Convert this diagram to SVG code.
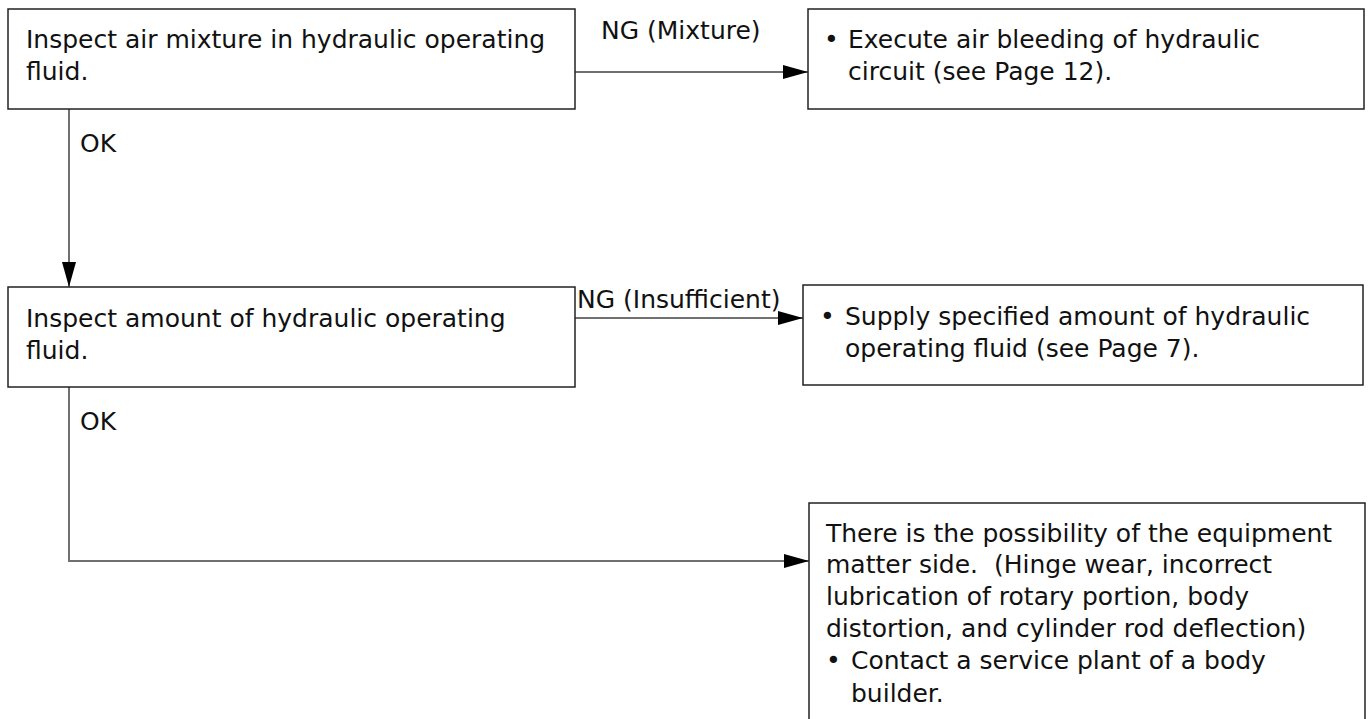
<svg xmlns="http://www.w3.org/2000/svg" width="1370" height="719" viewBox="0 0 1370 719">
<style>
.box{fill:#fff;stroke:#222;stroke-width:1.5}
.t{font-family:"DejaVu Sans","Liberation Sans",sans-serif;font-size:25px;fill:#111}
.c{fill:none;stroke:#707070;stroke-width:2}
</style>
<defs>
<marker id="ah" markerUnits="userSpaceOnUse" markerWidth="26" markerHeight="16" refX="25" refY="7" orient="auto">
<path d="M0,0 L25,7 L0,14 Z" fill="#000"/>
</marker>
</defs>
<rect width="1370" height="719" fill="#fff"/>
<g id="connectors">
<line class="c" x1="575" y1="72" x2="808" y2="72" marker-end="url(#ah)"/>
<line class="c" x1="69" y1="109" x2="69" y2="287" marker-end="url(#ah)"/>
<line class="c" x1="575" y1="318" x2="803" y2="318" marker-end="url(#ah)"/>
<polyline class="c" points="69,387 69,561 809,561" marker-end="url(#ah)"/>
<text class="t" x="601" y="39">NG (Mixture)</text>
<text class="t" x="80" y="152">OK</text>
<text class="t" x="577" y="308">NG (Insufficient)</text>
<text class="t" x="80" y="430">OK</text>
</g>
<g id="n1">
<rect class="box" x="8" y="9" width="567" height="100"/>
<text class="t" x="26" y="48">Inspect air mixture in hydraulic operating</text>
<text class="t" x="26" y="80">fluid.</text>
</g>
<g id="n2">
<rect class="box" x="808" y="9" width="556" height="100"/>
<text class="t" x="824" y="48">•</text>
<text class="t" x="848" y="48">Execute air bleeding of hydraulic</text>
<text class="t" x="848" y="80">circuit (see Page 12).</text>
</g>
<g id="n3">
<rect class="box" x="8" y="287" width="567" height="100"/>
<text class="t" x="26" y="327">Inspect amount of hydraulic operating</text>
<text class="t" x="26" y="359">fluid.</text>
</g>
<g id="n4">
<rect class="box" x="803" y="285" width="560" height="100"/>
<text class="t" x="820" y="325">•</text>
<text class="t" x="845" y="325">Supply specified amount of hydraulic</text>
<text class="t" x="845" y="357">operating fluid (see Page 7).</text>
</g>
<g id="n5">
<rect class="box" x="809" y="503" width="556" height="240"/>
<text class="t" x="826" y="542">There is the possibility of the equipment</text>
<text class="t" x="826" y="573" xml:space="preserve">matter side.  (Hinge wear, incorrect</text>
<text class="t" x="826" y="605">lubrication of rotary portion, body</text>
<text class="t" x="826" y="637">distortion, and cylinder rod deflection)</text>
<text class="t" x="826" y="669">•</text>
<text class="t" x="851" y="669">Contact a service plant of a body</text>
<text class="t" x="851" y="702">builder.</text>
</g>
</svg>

◆ INSTRUCTIONS TO FOLLOW ◆
Repeat the listing verbatim. Skip the pictures.

◆ ANSWER FOR THE TASK ◆
Convert this diagram to SVG code.
<svg xmlns="http://www.w3.org/2000/svg" width="1370" height="719" viewBox="0 0 1370 719">
<style>
.box{fill:#fff;stroke:#222;stroke-width:1.5}
.t{font-family:"DejaVu Sans","Liberation Sans",sans-serif;font-size:25px;fill:#111}
.c{fill:none;stroke:#707070;stroke-width:2}
</style>
<defs>
<marker id="ah" markerUnits="userSpaceOnUse" markerWidth="26" markerHeight="16" refX="25" refY="7" orient="auto">
<path d="M0,0 L25,7 L0,14 Z" fill="#000"/>
</marker>
</defs>
<rect width="1370" height="719" fill="#fff"/>
<g id="connectors">
<line class="c" x1="575" y1="72" x2="808" y2="72" marker-end="url(#ah)"/>
<line class="c" x1="69" y1="109" x2="69" y2="287" marker-end="url(#ah)"/>
<line class="c" x1="575" y1="318" x2="803" y2="318" marker-end="url(#ah)"/>
<polyline class="c" points="69,387 69,561 809,561" marker-end="url(#ah)"/>
<text class="t" x="601" y="39">NG (Mixture)</text>
<text class="t" x="80" y="152">OK</text>
<text class="t" x="577" y="308">NG (Insufficient)</text>
<text class="t" x="80" y="430">OK</text>
</g>
<g id="n1">
<rect class="box" x="8" y="9" width="567" height="100"/>
<text class="t" x="26" y="48">Inspect air mixture in hydraulic operating</text>
<text class="t" x="26" y="80">fluid.</text>
</g>
<g id="n2">
<rect class="box" x="808" y="9" width="556" height="100"/>
<text class="t" x="824" y="48">•</text>
<text class="t" x="848" y="48">Execute air bleeding of hydraulic</text>
<text class="t" x="848" y="80">circuit (see Page 12).</text>
</g>
<g id="n3">
<rect class="box" x="8" y="287" width="567" height="100"/>
<text class="t" x="26" y="327">Inspect amount of hydraulic operating</text>
<text class="t" x="26" y="359">fluid.</text>
</g>
<g id="n4">
<rect class="box" x="803" y="285" width="560" height="100"/>
<text class="t" x="820" y="325">•</text>
<text class="t" x="845" y="325">Supply specified amount of hydraulic</text>
<text class="t" x="845" y="357">operating fluid (see Page 7).</text>
</g>
<g id="n5">
<rect class="box" x="809" y="503" width="556" height="240"/>
<text class="t" x="826" y="542">There is the possibility of the equipment</text>
<text class="t" x="826" y="573" xml:space="preserve">matter side.  (Hinge wear, incorrect</text>
<text class="t" x="826" y="605">lubrication of rotary portion, body</text>
<text class="t" x="826" y="637">distortion, and cylinder rod deflection)</text>
<text class="t" x="826" y="669">•</text>
<text class="t" x="851" y="669">Contact a service plant of a body</text>
<text class="t" x="851" y="702">builder.</text>
</g>
</svg>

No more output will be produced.